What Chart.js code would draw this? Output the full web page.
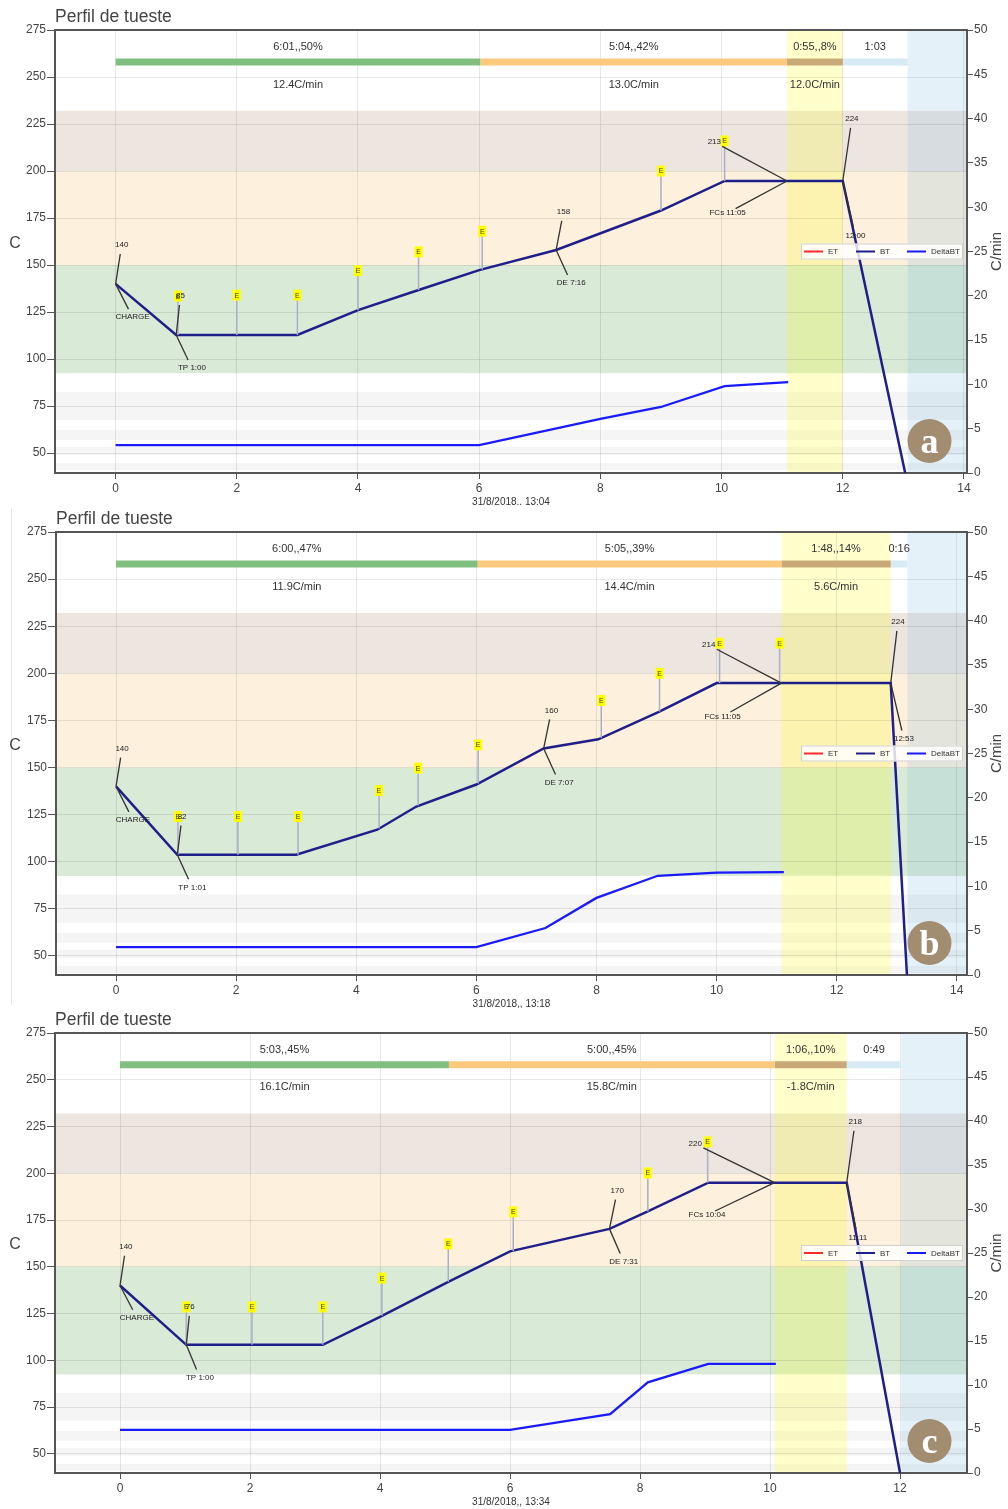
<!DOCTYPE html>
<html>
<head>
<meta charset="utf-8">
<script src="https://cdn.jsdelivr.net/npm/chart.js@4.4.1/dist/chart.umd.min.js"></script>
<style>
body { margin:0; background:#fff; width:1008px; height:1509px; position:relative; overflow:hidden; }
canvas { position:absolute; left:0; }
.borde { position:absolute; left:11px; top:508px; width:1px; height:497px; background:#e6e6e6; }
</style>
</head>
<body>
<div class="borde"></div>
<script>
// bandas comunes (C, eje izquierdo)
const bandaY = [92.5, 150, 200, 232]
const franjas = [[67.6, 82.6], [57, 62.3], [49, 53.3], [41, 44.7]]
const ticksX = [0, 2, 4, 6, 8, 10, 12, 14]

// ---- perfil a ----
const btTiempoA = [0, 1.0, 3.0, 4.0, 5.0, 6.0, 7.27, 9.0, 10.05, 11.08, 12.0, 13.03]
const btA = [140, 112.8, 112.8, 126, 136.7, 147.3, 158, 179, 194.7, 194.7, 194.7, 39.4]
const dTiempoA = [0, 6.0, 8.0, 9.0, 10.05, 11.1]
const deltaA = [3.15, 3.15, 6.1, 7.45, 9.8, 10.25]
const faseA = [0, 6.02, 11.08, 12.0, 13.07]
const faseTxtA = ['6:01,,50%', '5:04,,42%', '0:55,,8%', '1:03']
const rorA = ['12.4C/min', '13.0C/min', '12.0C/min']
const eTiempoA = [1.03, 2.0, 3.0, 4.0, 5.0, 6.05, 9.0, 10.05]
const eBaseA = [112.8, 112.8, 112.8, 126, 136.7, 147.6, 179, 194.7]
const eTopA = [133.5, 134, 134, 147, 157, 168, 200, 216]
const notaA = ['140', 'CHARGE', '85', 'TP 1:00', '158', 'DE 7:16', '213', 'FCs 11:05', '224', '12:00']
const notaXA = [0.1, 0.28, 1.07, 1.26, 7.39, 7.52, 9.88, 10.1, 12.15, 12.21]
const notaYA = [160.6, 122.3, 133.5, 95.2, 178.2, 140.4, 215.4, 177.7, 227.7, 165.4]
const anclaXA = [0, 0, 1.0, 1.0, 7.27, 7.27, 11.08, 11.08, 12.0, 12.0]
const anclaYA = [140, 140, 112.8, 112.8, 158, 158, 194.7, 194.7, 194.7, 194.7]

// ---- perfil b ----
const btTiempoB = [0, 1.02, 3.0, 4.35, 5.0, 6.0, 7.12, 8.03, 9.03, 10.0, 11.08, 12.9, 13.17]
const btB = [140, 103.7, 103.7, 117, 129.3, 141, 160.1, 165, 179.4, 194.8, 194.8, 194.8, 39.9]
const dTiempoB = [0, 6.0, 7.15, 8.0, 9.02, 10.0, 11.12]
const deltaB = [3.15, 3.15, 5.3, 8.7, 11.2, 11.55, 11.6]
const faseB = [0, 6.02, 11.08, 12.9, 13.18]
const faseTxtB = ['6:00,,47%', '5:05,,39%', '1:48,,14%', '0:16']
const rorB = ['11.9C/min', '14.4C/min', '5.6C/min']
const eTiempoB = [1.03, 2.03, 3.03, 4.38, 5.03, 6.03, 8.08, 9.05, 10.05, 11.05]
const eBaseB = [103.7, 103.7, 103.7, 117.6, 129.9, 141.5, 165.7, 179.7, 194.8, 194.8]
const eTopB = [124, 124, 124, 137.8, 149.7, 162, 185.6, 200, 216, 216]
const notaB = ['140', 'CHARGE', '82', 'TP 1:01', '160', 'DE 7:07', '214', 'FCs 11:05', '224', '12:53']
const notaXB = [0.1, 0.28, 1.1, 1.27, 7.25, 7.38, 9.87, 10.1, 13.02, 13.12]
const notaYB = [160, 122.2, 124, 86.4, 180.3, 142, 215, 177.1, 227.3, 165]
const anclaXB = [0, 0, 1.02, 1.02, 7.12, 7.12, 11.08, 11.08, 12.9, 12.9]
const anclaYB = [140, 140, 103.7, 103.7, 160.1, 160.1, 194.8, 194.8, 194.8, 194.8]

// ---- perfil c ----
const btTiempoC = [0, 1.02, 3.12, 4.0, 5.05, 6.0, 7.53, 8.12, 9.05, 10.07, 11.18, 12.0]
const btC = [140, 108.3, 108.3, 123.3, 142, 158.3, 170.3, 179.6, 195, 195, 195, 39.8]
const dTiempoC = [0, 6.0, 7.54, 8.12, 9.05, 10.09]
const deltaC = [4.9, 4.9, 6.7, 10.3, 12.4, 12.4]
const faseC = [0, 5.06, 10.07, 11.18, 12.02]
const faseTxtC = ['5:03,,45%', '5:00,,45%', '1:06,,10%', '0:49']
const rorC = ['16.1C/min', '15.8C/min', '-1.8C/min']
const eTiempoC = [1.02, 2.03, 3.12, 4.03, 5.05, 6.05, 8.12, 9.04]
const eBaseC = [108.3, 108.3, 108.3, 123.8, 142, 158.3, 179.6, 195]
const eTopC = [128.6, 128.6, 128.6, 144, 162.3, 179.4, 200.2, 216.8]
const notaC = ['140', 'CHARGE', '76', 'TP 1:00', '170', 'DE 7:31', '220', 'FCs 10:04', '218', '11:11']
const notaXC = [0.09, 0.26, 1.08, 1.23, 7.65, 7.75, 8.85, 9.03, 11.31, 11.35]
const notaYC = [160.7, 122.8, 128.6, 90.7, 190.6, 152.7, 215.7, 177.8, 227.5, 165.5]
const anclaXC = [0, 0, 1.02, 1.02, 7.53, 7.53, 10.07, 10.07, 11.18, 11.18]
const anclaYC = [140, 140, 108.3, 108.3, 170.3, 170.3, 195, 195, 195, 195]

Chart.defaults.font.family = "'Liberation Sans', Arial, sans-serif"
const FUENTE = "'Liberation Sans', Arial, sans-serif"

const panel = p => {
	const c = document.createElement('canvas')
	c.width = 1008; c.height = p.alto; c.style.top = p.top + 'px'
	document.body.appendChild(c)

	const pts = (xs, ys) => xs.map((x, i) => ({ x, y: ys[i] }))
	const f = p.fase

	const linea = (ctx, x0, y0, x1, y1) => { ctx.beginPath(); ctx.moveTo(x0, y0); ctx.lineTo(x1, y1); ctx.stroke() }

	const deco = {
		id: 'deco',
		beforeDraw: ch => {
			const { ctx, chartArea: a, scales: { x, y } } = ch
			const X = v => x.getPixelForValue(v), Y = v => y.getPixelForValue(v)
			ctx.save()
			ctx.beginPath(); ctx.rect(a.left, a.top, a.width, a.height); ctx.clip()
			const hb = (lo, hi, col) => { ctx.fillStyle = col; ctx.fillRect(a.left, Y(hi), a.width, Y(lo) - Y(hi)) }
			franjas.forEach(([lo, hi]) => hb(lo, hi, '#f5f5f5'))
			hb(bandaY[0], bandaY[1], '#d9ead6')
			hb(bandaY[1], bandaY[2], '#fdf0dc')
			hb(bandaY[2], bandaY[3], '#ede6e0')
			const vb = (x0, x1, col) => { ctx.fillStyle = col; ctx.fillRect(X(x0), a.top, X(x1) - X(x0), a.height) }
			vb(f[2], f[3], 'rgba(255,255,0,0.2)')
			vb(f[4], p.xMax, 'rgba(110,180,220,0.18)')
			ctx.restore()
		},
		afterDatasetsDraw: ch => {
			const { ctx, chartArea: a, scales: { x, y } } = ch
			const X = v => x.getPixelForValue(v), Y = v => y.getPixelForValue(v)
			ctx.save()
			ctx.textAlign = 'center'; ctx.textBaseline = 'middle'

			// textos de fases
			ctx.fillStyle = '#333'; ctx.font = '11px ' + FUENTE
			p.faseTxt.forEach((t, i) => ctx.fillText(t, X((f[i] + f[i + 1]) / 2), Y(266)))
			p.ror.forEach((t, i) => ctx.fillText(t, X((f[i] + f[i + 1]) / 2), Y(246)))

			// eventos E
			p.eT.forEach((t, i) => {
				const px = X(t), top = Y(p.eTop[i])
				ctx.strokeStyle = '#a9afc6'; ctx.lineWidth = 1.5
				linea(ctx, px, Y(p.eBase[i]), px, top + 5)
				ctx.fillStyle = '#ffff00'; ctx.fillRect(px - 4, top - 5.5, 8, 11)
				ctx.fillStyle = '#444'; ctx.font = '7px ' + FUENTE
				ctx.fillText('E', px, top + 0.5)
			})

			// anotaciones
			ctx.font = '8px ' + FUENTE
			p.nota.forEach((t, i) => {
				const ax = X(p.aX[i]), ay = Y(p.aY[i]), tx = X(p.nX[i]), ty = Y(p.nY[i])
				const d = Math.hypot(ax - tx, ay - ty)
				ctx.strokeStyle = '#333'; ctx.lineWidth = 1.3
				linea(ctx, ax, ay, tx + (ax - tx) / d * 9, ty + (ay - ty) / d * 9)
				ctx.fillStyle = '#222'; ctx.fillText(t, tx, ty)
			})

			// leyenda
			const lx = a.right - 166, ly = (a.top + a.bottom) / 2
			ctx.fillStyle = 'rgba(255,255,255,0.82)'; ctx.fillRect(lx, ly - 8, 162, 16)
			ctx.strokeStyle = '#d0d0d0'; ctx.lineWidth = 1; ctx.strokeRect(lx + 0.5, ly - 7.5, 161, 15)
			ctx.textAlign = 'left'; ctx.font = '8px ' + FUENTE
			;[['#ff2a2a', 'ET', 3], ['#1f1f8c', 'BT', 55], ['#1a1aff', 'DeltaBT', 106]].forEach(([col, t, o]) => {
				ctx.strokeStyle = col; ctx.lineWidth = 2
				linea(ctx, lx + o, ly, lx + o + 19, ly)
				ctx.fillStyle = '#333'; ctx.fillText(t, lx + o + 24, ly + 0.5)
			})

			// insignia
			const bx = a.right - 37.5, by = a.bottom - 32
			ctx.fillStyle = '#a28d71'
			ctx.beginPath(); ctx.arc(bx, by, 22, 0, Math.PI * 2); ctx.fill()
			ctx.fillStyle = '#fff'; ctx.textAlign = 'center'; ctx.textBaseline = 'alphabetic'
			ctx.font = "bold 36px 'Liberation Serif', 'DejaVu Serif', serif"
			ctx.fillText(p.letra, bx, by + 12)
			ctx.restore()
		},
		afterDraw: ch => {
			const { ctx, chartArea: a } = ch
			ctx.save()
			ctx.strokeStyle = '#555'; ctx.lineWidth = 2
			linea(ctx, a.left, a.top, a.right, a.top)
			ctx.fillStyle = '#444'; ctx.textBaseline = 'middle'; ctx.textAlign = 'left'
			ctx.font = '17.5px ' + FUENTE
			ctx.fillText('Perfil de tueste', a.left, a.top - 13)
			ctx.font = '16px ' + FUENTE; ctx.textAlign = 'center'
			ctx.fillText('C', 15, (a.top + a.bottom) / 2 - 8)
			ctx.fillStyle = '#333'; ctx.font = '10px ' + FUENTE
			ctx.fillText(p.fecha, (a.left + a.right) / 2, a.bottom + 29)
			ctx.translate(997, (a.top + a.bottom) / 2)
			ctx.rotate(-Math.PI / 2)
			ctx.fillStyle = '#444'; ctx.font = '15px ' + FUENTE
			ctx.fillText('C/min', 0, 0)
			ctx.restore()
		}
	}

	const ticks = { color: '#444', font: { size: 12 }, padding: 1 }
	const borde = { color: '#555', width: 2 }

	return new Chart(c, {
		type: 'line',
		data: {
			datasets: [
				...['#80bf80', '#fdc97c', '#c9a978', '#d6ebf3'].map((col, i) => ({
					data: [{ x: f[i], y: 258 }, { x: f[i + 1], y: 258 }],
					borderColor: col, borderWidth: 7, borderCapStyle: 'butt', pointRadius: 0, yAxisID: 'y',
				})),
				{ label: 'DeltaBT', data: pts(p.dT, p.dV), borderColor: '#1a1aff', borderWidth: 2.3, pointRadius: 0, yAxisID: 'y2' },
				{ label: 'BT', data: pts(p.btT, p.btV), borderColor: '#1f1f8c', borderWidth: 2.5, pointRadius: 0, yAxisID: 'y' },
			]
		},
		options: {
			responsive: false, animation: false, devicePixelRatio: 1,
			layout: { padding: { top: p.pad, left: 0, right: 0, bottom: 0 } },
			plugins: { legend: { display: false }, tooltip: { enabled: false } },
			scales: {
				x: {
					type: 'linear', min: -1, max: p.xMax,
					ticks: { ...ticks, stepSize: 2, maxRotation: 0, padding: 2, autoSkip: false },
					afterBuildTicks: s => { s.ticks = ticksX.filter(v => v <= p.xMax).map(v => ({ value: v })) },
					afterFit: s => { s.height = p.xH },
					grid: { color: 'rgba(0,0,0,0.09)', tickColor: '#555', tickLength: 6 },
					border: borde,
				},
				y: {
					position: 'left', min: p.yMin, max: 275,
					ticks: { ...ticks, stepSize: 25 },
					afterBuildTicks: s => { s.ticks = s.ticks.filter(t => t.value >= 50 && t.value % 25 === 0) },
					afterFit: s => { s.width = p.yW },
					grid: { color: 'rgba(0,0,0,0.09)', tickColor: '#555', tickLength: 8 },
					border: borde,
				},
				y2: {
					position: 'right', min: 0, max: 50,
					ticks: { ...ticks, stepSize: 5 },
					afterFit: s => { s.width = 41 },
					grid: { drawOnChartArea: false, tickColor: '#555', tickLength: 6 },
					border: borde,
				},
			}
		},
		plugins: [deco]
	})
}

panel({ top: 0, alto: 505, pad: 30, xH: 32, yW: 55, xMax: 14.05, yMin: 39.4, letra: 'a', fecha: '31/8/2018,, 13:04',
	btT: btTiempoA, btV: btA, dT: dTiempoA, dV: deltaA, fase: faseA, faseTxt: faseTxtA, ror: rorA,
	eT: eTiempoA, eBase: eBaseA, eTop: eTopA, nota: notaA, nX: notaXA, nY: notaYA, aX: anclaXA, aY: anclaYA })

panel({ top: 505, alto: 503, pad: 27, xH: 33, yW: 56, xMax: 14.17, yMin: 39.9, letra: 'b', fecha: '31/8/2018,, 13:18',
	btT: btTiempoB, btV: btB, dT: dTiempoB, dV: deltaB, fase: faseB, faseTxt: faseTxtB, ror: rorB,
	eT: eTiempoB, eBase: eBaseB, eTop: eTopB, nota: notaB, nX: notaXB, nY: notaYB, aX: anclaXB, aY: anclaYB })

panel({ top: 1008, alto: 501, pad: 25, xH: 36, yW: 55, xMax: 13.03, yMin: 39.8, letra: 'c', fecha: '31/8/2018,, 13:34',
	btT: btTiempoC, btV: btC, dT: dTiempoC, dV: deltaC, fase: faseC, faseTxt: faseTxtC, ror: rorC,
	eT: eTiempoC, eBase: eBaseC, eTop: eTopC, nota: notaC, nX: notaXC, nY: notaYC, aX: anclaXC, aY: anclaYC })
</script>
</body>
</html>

* [Your instructions]: Leave out any pictures and return exactly the lines from the beginning of the data through the line with "const ticksX = [0, 2, 4, 6, 8, 10, 12, 14]", inclusive.

* [Finished exercise]:
What Chart.js code would draw this? Output the full web page.
<!DOCTYPE html>
<html>
<head>
<meta charset="utf-8">
<script src="https://cdn.jsdelivr.net/npm/chart.js@4.4.1/dist/chart.umd.min.js"></script>
<style>
body { margin:0; background:#fff; width:1008px; height:1509px; position:relative; overflow:hidden; }
canvas { position:absolute; left:0; }
.borde { position:absolute; left:11px; top:508px; width:1px; height:497px; background:#e6e6e6; }
</style>
</head>
<body>
<div class="borde"></div>
<script>
// bandas comunes (C, eje izquierdo)
const bandaY = [92.5, 150, 200, 232]
const franjas = [[67.6, 82.6], [57, 62.3], [49, 53.3], [41, 44.7]]
const ticksX = [0, 2, 4, 6, 8, 10, 12, 14]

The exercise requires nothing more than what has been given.